» DATASET CONTENT
• • • • • • •

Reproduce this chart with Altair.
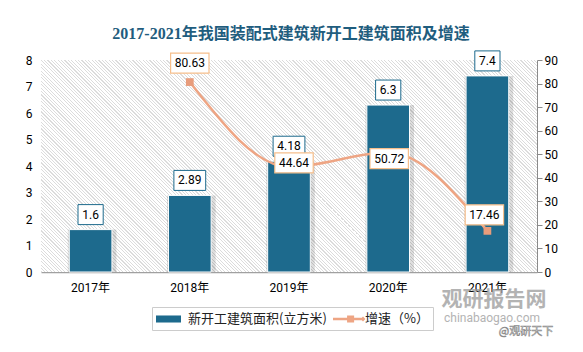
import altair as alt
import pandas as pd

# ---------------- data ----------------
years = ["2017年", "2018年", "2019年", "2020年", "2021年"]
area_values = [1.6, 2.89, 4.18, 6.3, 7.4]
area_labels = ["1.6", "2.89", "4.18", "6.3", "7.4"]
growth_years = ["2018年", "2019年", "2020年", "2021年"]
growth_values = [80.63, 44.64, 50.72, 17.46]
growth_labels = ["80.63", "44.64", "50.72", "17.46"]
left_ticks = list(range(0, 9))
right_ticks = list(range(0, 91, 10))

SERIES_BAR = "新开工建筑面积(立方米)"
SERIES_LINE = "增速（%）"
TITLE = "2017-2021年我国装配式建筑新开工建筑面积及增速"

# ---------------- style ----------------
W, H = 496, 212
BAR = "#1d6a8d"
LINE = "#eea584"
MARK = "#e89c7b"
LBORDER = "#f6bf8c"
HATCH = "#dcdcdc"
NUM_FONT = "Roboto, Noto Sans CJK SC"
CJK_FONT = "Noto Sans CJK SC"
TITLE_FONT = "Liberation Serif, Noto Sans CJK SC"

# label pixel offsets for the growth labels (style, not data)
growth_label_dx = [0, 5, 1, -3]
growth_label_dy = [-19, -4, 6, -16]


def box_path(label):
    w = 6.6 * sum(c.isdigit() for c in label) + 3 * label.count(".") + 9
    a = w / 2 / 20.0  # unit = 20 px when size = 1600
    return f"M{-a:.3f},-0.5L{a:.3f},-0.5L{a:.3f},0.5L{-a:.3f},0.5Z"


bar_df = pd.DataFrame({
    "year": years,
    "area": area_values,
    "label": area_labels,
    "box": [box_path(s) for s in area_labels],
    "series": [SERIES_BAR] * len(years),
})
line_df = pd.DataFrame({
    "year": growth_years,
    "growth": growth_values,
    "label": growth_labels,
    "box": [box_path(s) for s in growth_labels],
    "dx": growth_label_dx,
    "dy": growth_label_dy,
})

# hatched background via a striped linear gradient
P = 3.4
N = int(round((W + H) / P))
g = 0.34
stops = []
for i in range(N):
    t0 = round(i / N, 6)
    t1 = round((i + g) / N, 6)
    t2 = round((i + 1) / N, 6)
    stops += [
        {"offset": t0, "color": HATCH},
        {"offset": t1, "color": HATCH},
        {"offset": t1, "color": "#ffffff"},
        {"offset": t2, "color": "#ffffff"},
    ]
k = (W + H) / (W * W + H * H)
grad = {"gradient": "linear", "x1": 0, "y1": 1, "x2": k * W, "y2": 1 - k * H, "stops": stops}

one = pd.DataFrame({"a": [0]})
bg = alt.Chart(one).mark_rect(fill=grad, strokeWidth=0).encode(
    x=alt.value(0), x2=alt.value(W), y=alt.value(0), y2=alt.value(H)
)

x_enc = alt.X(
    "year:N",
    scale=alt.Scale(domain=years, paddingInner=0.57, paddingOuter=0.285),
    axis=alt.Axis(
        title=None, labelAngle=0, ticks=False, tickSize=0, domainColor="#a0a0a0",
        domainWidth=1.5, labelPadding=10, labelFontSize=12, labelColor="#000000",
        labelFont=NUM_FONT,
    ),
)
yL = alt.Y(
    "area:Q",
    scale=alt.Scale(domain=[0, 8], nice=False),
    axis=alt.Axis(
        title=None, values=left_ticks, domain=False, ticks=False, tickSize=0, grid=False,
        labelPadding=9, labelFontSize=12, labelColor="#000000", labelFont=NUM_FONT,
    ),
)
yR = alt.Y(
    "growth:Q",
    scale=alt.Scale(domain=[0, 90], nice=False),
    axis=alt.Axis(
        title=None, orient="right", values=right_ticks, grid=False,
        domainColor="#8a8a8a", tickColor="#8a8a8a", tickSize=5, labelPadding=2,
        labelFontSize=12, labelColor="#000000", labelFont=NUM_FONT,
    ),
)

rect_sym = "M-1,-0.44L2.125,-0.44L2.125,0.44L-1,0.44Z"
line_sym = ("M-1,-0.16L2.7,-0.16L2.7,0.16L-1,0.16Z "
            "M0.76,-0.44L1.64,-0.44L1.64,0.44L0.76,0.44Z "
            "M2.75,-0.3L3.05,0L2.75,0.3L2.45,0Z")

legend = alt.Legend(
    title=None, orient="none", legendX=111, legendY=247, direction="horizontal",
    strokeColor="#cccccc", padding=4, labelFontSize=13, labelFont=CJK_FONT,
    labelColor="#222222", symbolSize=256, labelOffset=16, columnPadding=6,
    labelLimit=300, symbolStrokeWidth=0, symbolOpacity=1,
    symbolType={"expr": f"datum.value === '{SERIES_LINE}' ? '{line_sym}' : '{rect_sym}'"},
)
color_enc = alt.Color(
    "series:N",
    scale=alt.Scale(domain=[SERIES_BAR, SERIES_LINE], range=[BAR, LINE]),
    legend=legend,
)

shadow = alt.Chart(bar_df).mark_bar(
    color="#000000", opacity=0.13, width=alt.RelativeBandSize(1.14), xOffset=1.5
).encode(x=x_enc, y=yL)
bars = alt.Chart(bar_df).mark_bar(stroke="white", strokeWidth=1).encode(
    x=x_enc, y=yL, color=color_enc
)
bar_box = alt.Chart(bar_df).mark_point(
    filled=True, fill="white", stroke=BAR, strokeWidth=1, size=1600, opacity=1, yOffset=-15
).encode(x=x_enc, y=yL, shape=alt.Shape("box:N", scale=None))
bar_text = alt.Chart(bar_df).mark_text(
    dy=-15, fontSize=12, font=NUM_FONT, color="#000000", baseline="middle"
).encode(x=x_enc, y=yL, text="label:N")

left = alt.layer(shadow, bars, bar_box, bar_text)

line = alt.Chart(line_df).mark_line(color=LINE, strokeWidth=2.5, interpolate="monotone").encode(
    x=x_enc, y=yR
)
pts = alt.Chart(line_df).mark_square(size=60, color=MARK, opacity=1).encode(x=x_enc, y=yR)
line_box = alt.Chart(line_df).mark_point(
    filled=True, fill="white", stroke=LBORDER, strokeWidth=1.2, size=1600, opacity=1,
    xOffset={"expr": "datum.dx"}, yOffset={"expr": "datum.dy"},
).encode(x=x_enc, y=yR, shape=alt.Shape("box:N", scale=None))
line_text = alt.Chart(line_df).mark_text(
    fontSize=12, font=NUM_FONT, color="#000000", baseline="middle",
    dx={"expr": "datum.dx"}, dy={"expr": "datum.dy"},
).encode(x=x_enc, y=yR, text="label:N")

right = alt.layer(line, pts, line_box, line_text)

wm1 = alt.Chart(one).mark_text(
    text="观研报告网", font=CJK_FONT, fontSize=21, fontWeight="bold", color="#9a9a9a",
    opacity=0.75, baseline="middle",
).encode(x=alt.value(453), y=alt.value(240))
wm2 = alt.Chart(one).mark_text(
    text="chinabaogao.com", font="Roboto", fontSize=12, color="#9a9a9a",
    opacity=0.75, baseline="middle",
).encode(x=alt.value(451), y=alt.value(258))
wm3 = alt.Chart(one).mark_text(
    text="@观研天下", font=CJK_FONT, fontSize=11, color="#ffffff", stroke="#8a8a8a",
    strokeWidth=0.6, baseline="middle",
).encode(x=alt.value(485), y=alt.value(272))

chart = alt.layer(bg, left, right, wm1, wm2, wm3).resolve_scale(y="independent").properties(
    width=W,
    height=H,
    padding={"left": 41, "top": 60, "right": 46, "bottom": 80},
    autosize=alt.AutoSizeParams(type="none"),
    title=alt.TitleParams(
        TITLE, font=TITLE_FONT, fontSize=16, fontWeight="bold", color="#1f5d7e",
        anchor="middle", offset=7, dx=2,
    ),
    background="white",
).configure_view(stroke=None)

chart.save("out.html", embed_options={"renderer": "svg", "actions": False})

• • • • • • •

» REQUIREMENTS
Leave the pictures out and output the rest of the listing exactly.

» RESPONSE TO THE EXERCISE
Reproduce this chart with Altair.
import altair as alt
import pandas as pd

# ---------------- data ----------------
years = ["2017年", "2018年", "2019年", "2020年", "2021年"]
area_values = [1.6, 2.89, 4.18, 6.3, 7.4]
area_labels = ["1.6", "2.89", "4.18", "6.3", "7.4"]
growth_years = ["2018年", "2019年", "2020年", "2021年"]
growth_values = [80.63, 44.64, 50.72, 17.46]
growth_labels = ["80.63", "44.64", "50.72", "17.46"]
left_ticks = list(range(0, 9))
right_ticks = list(range(0, 91, 10))

SERIES_BAR = "新开工建筑面积(立方米)"
SERIES_LINE = "增速（%）"
TITLE = "2017-2021年我国装配式建筑新开工建筑面积及增速"

# ---------------- style ----------------
W, H = 496, 212
BAR = "#1d6a8d"
LINE = "#eea584"
MARK = "#e89c7b"
LBORDER = "#f6bf8c"
HATCH = "#dcdcdc"
NUM_FONT = "Roboto, Noto Sans CJK SC"
CJK_FONT = "Noto Sans CJK SC"
TITLE_FONT = "Liberation Serif, Noto Sans CJK SC"

# label pixel offsets for the growth labels (style, not data)
growth_label_dx = [0, 5, 1, -3]
growth_label_dy = [-19, -4, 6, -16]


def box_path(label):
    w = 6.6 * sum(c.isdigit() for c in label) + 3 * label.count(".") + 9
    a = w / 2 / 20.0  # unit = 20 px when size = 1600
    return f"M{-a:.3f},-0.5L{a:.3f},-0.5L{a:.3f},0.5L{-a:.3f},0.5Z"


bar_df = pd.DataFrame({
    "year": years,
    "area": area_values,
    "label": area_labels,
    "box": [box_path(s) for s in area_labels],
    "series": [SERIES_BAR] * len(years),
})
line_df = pd.DataFrame({
    "year": growth_years,
    "growth": growth_values,
    "label": growth_labels,
    "box": [box_path(s) for s in growth_labels],
    "dx": growth_label_dx,
    "dy": growth_label_dy,
})

# hatched background via a striped linear gradient
P = 3.4
N = int(round((W + H) / P))
g = 0.34
stops = []
for i in range(N):
    t0 = round(i / N, 6)
    t1 = round((i + g) / N, 6)
    t2 = round((i + 1) / N, 6)
    stops += [
        {"offset": t0, "color": HATCH},
        {"offset": t1, "color": HATCH},
        {"offset": t1, "color": "#ffffff"},
        {"offset": t2, "color": "#ffffff"},
    ]
k = (W + H) / (W * W + H * H)
grad = {"gradient": "linear", "x1": 0, "y1": 1, "x2": k * W, "y2": 1 - k * H, "stops": stops}

one = pd.DataFrame({"a": [0]})
bg = alt.Chart(one).mark_rect(fill=grad, strokeWidth=0).encode(
    x=alt.value(0), x2=alt.value(W), y=alt.value(0), y2=alt.value(H)
)

x_enc = alt.X(
    "year:N",
    scale=alt.Scale(domain=years, paddingInner=0.57, paddingOuter=0.285),
    axis=alt.Axis(
        title=None, labelAngle=0, ticks=False, tickSize=0, domainColor="#a0a0a0",
        domainWidth=1.5, labelPadding=10, labelFontSize=12, labelColor="#000000",
        labelFont=NUM_FONT,
    ),
)
yL = alt.Y(
    "area:Q",
    scale=alt.Scale(domain=[0, 8], nice=False),
    axis=alt.Axis(
        title=None, values=left_ticks, domain=False, ticks=False, tickSize=0, grid=False,
        labelPadding=9, labelFontSize=12, labelColor="#000000", labelFont=NUM_FONT,
    ),
)
yR = alt.Y(
    "growth:Q",
    scale=alt.Scale(domain=[0, 90], nice=False),
    axis=alt.Axis(
        title=None, orient="right", values=right_ticks, grid=False,
        domainColor="#8a8a8a", tickColor="#8a8a8a", tickSize=5, labelPadding=2,
        labelFontSize=12, labelColor="#000000", labelFont=NUM_FONT,
    ),
)

rect_sym = "M-1,-0.44L2.125,-0.44L2.125,0.44L-1,0.44Z"
line_sym = ("M-1,-0.16L2.7,-0.16L2.7,0.16L-1,0.16Z "
            "M0.76,-0.44L1.64,-0.44L1.64,0.44L0.76,0.44Z "
            "M2.75,-0.3L3.05,0L2.75,0.3L2.45,0Z")

legend = alt.Legend(
    title=None, orient="none", legendX=111, legendY=247, direction="horizontal",
    strokeColor="#cccccc", padding=4, labelFontSize=13, labelFont=CJK_FONT,
    labelColor="#222222", symbolSize=256, labelOffset=16, columnPadding=6,
    labelLimit=300, symbolStrokeWidth=0, symbolOpacity=1,
    symbolType={"expr": f"datum.value === '{SERIES_LINE}' ? '{line_sym}' : '{rect_sym}'"},
)
color_enc = alt.Color(
    "series:N",
    scale=alt.Scale(domain=[SERIES_BAR, SERIES_LINE], range=[BAR, LINE]),
    legend=legend,
)

shadow = alt.Chart(bar_df).mark_bar(
    color="#000000", opacity=0.13, width=alt.RelativeBandSize(1.14), xOffset=1.5
).encode(x=x_enc, y=yL)
bars = alt.Chart(bar_df).mark_bar(stroke="white", strokeWidth=1).encode(
    x=x_enc, y=yL, color=color_enc
)
bar_box = alt.Chart(bar_df).mark_point(
    filled=True, fill="white", stroke=BAR, strokeWidth=1, size=1600, opacity=1, yOffset=-15
).encode(x=x_enc, y=yL, shape=alt.Shape("box:N", scale=None))
bar_text = alt.Chart(bar_df).mark_text(
    dy=-15, fontSize=12, font=NUM_FONT, color="#000000", baseline="middle"
).encode(x=x_enc, y=yL, text="label:N")

left = alt.layer(shadow, bars, bar_box, bar_text)

line = alt.Chart(line_df).mark_line(color=LINE, strokeWidth=2.5, interpolate="monotone").encode(
    x=x_enc, y=yR
)
pts = alt.Chart(line_df).mark_square(size=60, color=MARK, opacity=1).encode(x=x_enc, y=yR)
line_box = alt.Chart(line_df).mark_point(
    filled=True, fill="white", stroke=LBORDER, strokeWidth=1.2, size=1600, opacity=1,
    xOffset={"expr": "datum.dx"}, yOffset={"expr": "datum.dy"},
).encode(x=x_enc, y=yR, shape=alt.Shape("box:N", scale=None))
line_text = alt.Chart(line_df).mark_text(
    fontSize=12, font=NUM_FONT, color="#000000", baseline="middle",
    dx={"expr": "datum.dx"}, dy={"expr": "datum.dy"},
).encode(x=x_enc, y=yR, text="label:N")

right = alt.layer(line, pts, line_box, line_text)

wm1 = alt.Chart(one).mark_text(
    text="观研报告网", font=CJK_FONT, fontSize=21, fontWeight="bold", color="#9a9a9a",
    opacity=0.75, baseline="middle",
).encode(x=alt.value(453), y=alt.value(240))
wm2 = alt.Chart(one).mark_text(
    text="chinabaogao.com", font="Roboto", fontSize=12, color="#9a9a9a",
    opacity=0.75, baseline="middle",
).encode(x=alt.value(451), y=alt.value(258))
wm3 = alt.Chart(one).mark_text(
    text="@观研天下", font=CJK_FONT, fontSize=11, color="#ffffff", stroke="#8a8a8a",
    strokeWidth=0.6, baseline="middle",
).encode(x=alt.value(485), y=alt.value(272))

chart = alt.layer(bg, left, right, wm1, wm2, wm3).resolve_scale(y="independent").properties(
    width=W,
    height=H,
    padding={"left": 41, "top": 60, "right": 46, "bottom": 80},
    autosize=alt.AutoSizeParams(type="none"),
    title=alt.TitleParams(
        TITLE, font=TITLE_FONT, fontSize=16, fontWeight="bold", color="#1f5d7e",
        anchor="middle", offset=7, dx=2,
    ),
    background="white",
).configure_view(stroke=None)

chart.save("out.html", embed_options={"renderer": "svg", "actions": False})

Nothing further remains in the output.